### [Dataset content]

▬▬▬

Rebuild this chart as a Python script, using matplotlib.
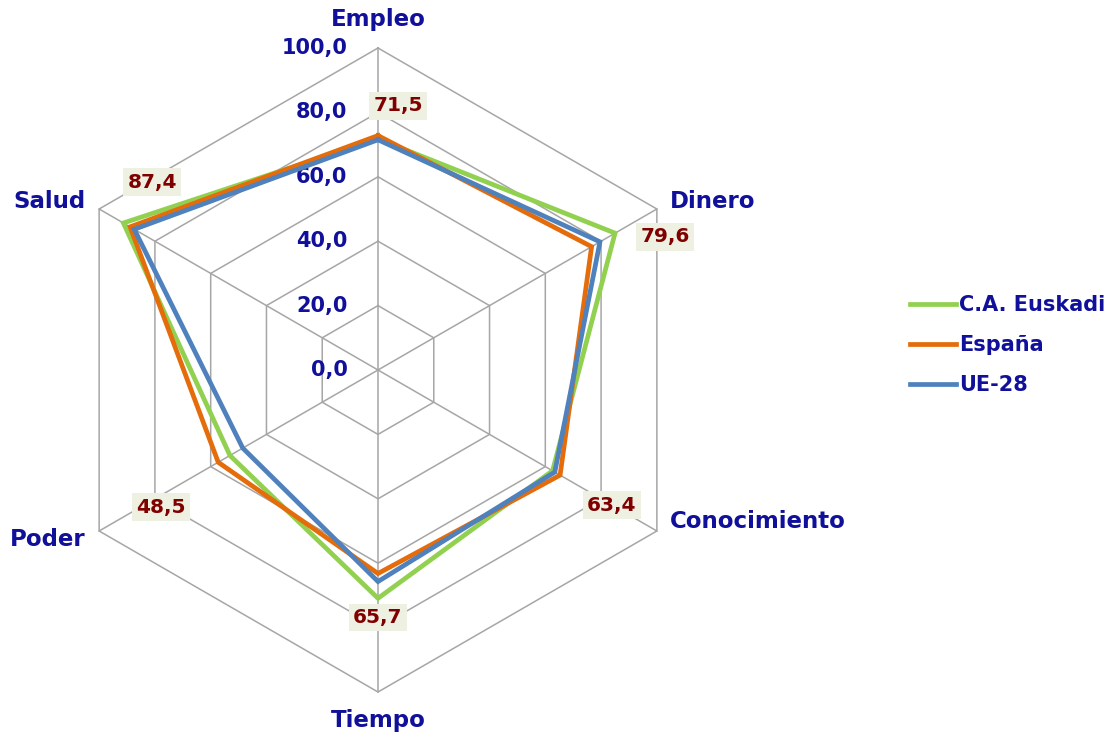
import numpy as np
import matplotlib.pyplot as plt

# ejes del radar (sentido horario desde arriba)
axes_names = ["Empleo", "Dinero", "Conocimiento", "Tiempo", "Poder", "Salud"]
series_names = ["C.A. Euskadi", "España", "UE-28"]
euskadi = [71.8, 85.0, 62.6, 70.9, 53.1, 91.3]
espana = [72.8, 76.6, 65.3, 63.2, 57.3, 88.9]
ue28 = [71.5, 79.6, 63.4, 65.7, 48.5, 87.4]
ring_values = [0, 20, 40, 60, 80, 100]

colors = ["#92d050", "#e46c0a", "#4f81bd"]
navy = "#10109a"
PX = 3.22  # pixels per unit

# offsets (pixels) for the data labels of UE-28 and the axis names
label_off = [(20, 34), (65, 5), (57, -33), (0, -36), (-82, -59), (18, 47)]
name_off = [(0, 28), (13, 8), (13, 10), (0, -28), (-14, -9), (-14, 7)]
name_ha = ["center", "left", "left", "center", "right", "right"]

theta = np.deg2rad(90 - 60 * np.arange(len(axes_names)))


def xy(values):
    v = np.asarray(values, dtype=float)
    x = v * np.cos(theta)
    y = v * np.sin(theta)
    return np.append(x, x[0]), np.append(y, y[0])


fig = plt.figure(figsize=(11.12, 7.34), dpi=100)
ax = fig.add_axes([0, 0, 1, 1])
ax.set_xlim(-378 / PX, (1112 - 378) / PX)
ax.set_ylim((370 - 734) / PX, 370 / PX)
ax.axis("off")

grid_c = "#a6a6a6"
for r in ring_values[1:]:
    gx, gy = xy([r] * len(axes_names))
    ax.plot(gx, gy, color=grid_c, lw=1.1, zorder=1)
for t in theta:
    ax.plot([0, 100 * np.cos(t)], [0, 100 * np.sin(t)], color=grid_c, lw=1.1, zorder=1)

for r in ring_values:
    ax.text(-9.5, r, f"{r:.1f}".replace(".", ","), ha="right", va="center",
            fontsize=15, fontweight="bold", color=navy)

for name, vals, c in zip(series_names, [euskadi, espana, ue28], colors):
    lx, ly = xy(vals)
    ax.plot(lx, ly, color=c, lw=3.4, label=name, zorder=3, solid_joinstyle="miter")

ux, uy = xy(ue28)
for i, v in enumerate(ue28):
    ax.annotate(f"{v:.1f}".replace(".", ","), (ux[i], uy[i]), xytext=label_off[i],
                textcoords="offset pixels", ha="center", va="center",
                fontsize=14.5, fontweight="bold", color="#800000", zorder=5,
                bbox=dict(boxstyle="square,pad=0.22", fc="#eef0e2", ec="none"))

ox, oy = xy([100] * len(axes_names))
for i, name in enumerate(axes_names):
    ax.annotate(name, (ox[i], oy[i]), xytext=name_off[i], textcoords="offset pixels",
                ha=name_ha[i], va="center", fontsize=16.5, fontweight="bold", color=navy)

leg = ax.legend(loc="upper left", bbox_to_anchor=(900 / 1112, 1 - 285 / 734),
                frameon=False, handlelength=2.2, handletextpad=0.15, labelspacing=0.95,
                prop=dict(size=15, weight="bold"), borderpad=0)
for t in leg.get_texts():
    t.set_color(navy)

fig.savefig("out.png", dpi=100)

▬▬▬

### [Requirements]
Leave out the pictures and repeat exactly the lines from the start of the material through the line that contains "ax.plot([0, 100 *", both included.

### [Answer to this problem]
Rebuild this chart as a Python script, using matplotlib.
import numpy as np
import matplotlib.pyplot as plt

# ejes del radar (sentido horario desde arriba)
axes_names = ["Empleo", "Dinero", "Conocimiento", "Tiempo", "Poder", "Salud"]
series_names = ["C.A. Euskadi", "España", "UE-28"]
euskadi = [71.8, 85.0, 62.6, 70.9, 53.1, 91.3]
espana = [72.8, 76.6, 65.3, 63.2, 57.3, 88.9]
ue28 = [71.5, 79.6, 63.4, 65.7, 48.5, 87.4]
ring_values = [0, 20, 40, 60, 80, 100]

colors = ["#92d050", "#e46c0a", "#4f81bd"]
navy = "#10109a"
PX = 3.22  # pixels per unit

# offsets (pixels) for the data labels of UE-28 and the axis names
label_off = [(20, 34), (65, 5), (57, -33), (0, -36), (-82, -59), (18, 47)]
name_off = [(0, 28), (13, 8), (13, 10), (0, -28), (-14, -9), (-14, 7)]
name_ha = ["center", "left", "left", "center", "right", "right"]

theta = np.deg2rad(90 - 60 * np.arange(len(axes_names)))


def xy(values):
    v = np.asarray(values, dtype=float)
    x = v * np.cos(theta)
    y = v * np.sin(theta)
    return np.append(x, x[0]), np.append(y, y[0])


fig = plt.figure(figsize=(11.12, 7.34), dpi=100)
ax = fig.add_axes([0, 0, 1, 1])
ax.set_xlim(-378 / PX, (1112 - 378) / PX)
ax.set_ylim((370 - 734) / PX, 370 / PX)
ax.axis("off")

grid_c = "#a6a6a6"
for r in ring_values[1:]:
    gx, gy = xy([r] * len(axes_names))
    ax.plot(gx, gy, color=grid_c, lw=1.1, zorder=1)
for t in theta:
    ax.plot([0, 100 * np.cos(t)], [0, 100 * np.sin(t)], color=grid_c, lw=1.1, zorder=1)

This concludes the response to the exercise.